This could well be accurate - from a certain point of view. It all depends how you count pixels.
A 36MP pixel has around 36 million photosites, each one reading a single R, G or B value. But a single value doesn't give you a pixel in the final image. For this, you need information from at least 3 photosites, and the classic Bayer array uses information from 4 photosites (RGBG) because it fits nicely into a square array and because human eyes are more sensitive to green wavelengths. So, a 36MP sensor has 18 million green, 9 million red and 9 million blue photosites. But how do you get 36 million distinc pixels out of that, if each pixel requires data from four photosites? Simple - each photosite actually belongs to four different Bayer arrays (or 9, or 16, depending on the exact interpolation being used) and you have 36 million 2x2 Bayer arrays on the sensor, which overlap each other. This is the 'traditional' way to count pixels.
But it's not the only possible way. Monochrome sensors are simple - one photosite equals one pixel.
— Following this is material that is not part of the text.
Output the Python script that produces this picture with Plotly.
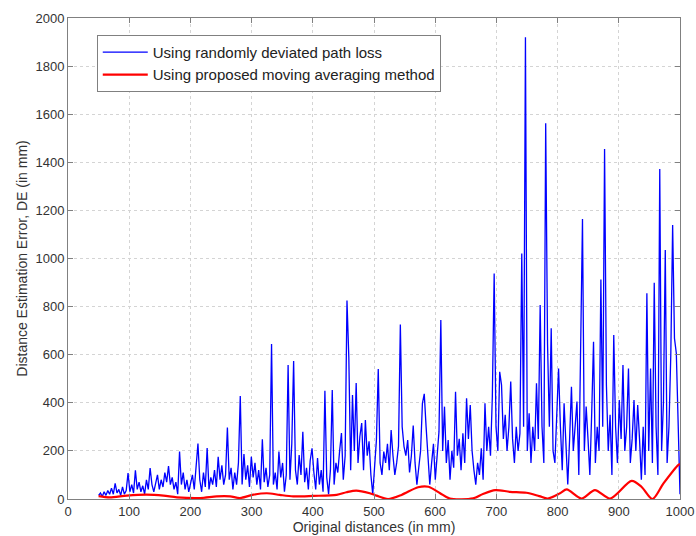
import numpy as np
import plotly.graph_objects as go

blue_start, blue_end = 50, 1000
blue_values = [
    # 50-98
    15, 25, 10, 30, 15, 35, 20, 45, 20, 65, 25, 40, 15, 50, 20, 35, 108,
    # 101-200
    30, 60, 25, 119, 40, 70, 30, 55, 20, 80, 40, 129, 60, 30, 70, 100, 40,
    80, 50, 110, 70, 137, 60, 90, 40, 70, 20, 197, 60, 110, 40, 80, 30, 60,
    # 203-299
    100, 40, 150, 231, 80, 30, 110, 50, 212, 40, 90, 60, 120, 50, 175, 80,
    140, 60, 100, 297, 80, 130, 40, 110, 60, 150, 428, 60, 187, 80, 140, 50, 176,
    # 302-398
    90, 150, 60, 120, 40, 248, 70, 130, 50, 100, 644, 60, 110, 40, 197, 90,
    150, 30, 100, 557, 80, 230, 574, 120, 60, 183, 100, 280, 70, 130, 40, 160, 211,
    # 401-500
    110, 40, 170, 60, 120, 30, 450, 90, 20, 120, 453, 60, 150, 110, 200, 274,
    80, 180, 825, 590, 120, 432, 200, 482, 150, 260, 316, 120, 328, 180, 240, 100, 20, 150,
    # 503-599
    245, 540, 150, 100, 197, 150, 230, 120, 287, 180, 100, 150, 220, 726, 300, 218,
    180, 245, 110, 180, 305, 150, 60, 130, 200, 398, 437, 300, 176, 60, 150, 230, 80,
    # 602-698
    180, 280, 744, 200, 384, 150, 245, 80, 200, 130, 446, 180, 250, 120, 273, 150,
    419, 250, 391, 200, 120, 60, 150, 100, 211, 80, 398, 200, 300, 180, 425, 938, 300,
    # 701-800
    200, 529, 474, 250, 350, 200, 300, 488, 250, 150, 300, 200, 273, 1021, 300, 1920,
    200, 356, 150, 300, 200, 481, 250, 807, 300, 150, 1562, 647, 300, 710, 200, 150, 370, 543,
    # 803-899
    300, 120, 398, 200, 60, 250, 467, 200, 300, 405, 100, 599, 1164, 200, 384, 250,
    100, 356, 654, 150, 300, 200, 913, 300, 1455, 474, 200, 350, 100, 682, 300, 150, 412,
    # 902-998
    250, 557, 200, 300, 543, 150, 250, 412, 200, 391, 250, 80, 300, 100, 855, 200,
    543, 150, 899, 300, 100, 1372, 200, 400, 1035, 150, 300, 600, 1139, 668, 606, 245, 20,
]

# Red series: smooth moving-average curve
red_x = [50, 68, 96, 128, 156, 178, 216, 243, 265, 281, 303, 325, 346, 368, 401,
         439, 455, 471, 493, 504, 523, 545, 572, 589, 608, 624, 662, 678, 698, 722,
         749, 770, 784, 804, 815, 839, 861, 886, 921, 937, 955, 973, 997, 1000]
red_y = [12, 7, 14, 18, 14, 7, 4, 11, 11, 4, 18, 24, 17, 11, 13,
         17, 28, 35, 24, 14, 0, 17, 49, 51, 24, 2, 3, 21, 37, 30,
         26, 12, 2, 24, 40, 2, 37, 2, 75, 51, 0, 65, 141, 145]

series_names = ["Using randomly deviated path loss",
                "Using proposed moving averaging method"]

x_ticks = list(range(0, 1001, 100))
y_ticks = list(range(0, 2001, 200))

blue_x = np.linspace(blue_start, blue_end, len(blue_values))

fig = go.Figure()
fig.add_trace(go.Scatter(x=blue_x, y=blue_values, mode="lines", name=series_names[0],
                         line=dict(color="#0000ff", width=1.3)))
fig.add_trace(go.Scatter(x=red_x, y=red_y, mode="lines", name=series_names[1],
                         line=dict(color="#ff0000", width=2.2, shape="spline", smoothing=0.8)))

axis_common = dict(
    showline=True, linecolor="#808080", linewidth=1, mirror="ticks",
    ticks="inside", ticklen=5, tickcolor="#808080",
    showgrid=True, gridcolor="#d4d4d4", griddash="dot", gridwidth=1,
    zeroline=False, tickfont=dict(size=13, color="#333333"), automargin=False,
)

fig.update_layout(
    width=696, height=536,
    margin=dict(l=68, r=16, t=18, b=37),
    paper_bgcolor="white", plot_bgcolor="white",
    font=dict(family="Liberation Sans, Arial, sans-serif", color="#333333"),
    xaxis=dict(range=[0, 1000], tickvals=x_ticks,
               title=dict(text="Original distances (in mm)", font=dict(size=14), standoff=0),
               **axis_common),
    yaxis=dict(range=[0, 2000], tickvals=y_ticks,
               title=dict(text="Distance Estimation Error, DE (in mm)", font=dict(size=14), standoff=4),
               **axis_common),
    legend=dict(x=0.047, y=0.965, xanchor="left", yanchor="top",
                bgcolor="white", bordercolor="#808080", borderwidth=1,
                font=dict(size=15, color="#222222"), tracegroupgap=0, itemwidth=45),
    showlegend=True,
)

fig.write_html("out.html", config={"displayModeBar": False},
               post_script="document.body.style.margin='0px';document.body.style.overflow='hidden';")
Sigma's Foveon sensors count pixels differently, counting each layer of each pixel once, thus giving a 45MP pixel count (15 million each of R/G/B) even if the final image resolution is 15MP.
There are other ways to reach a nominal 150MP resolution without actually producing a final 150MP image. For instance, Canon is known to have been working on their DR problem. Are they using a more complex interpolation array to combine photosites of different sensitivity to produce a higher DR final image? For instance, 75 million photosites at ISO 100 and another 75 million at ISO 800, or 50 million each at 25/200/1600. 150 million nominal sensor-pixels, interpolated to produce a final 75 or 50 million image-pixels. (Despite its dual pixel AF, and the future potential to use a quad pixel setup, turning every pixel into a cross-type AF sensor, Canon has never counted each half of a dual-pixel pixel as a separate pixel in the final pixel count.)
In any case, even if you had a 150MP full-frame sensor, there are probably better ways to use all those photosites than simply increasing the raw spatial resolution of a standard Bayer array. You can capture an image at multiple ISOs, increasing dynamic range. You can use colour arrays containing more than just RGB, increasing colour accuracy and providing a way to distinguish, say, pure green light from a light that's actually a mixture of yellow and blue, although that would mostly be of technical/scientific interest. You can have pixels set at different polarisations - again, mostly of technical interest, although potentially useful for waterfall photography. You could even use a setup similar to the defunct Lytro Light Field camera, allowing post-exposure manipulation of the focal plane (or planes), which would be immensely useful in photography. Lytro was certainly ahead of its time in the days of 10MP sensors, since the final image would have been far too low resolution and noisy, but, with 150MP sensors available, one could end up with a very useful 36MP-or-so final image, which you could then refocus as needed in post-processing - think landscapes at 400mm with foreground and background details all in perfect focus, or group portraits with every subject in perfect focus, but the background and other distracting elements all blurred to oblivion, as if the lens were wide open. Canon certainly has the ability to manufacture such a high-resolution sensor - they demonstrated a 120MP APS-H sensor years ago. A full frame sensor with 150 million photosites (or, rather, 300 million, if each sensor pixel actually contains two photosites in a dual pixel setup) isn't out of the question. But there are better ways to use all those photosites than simply producing gigabyte-sized files (post RAW conversion) and capturing mushy detail through lenses that can't actually resolve 150MP.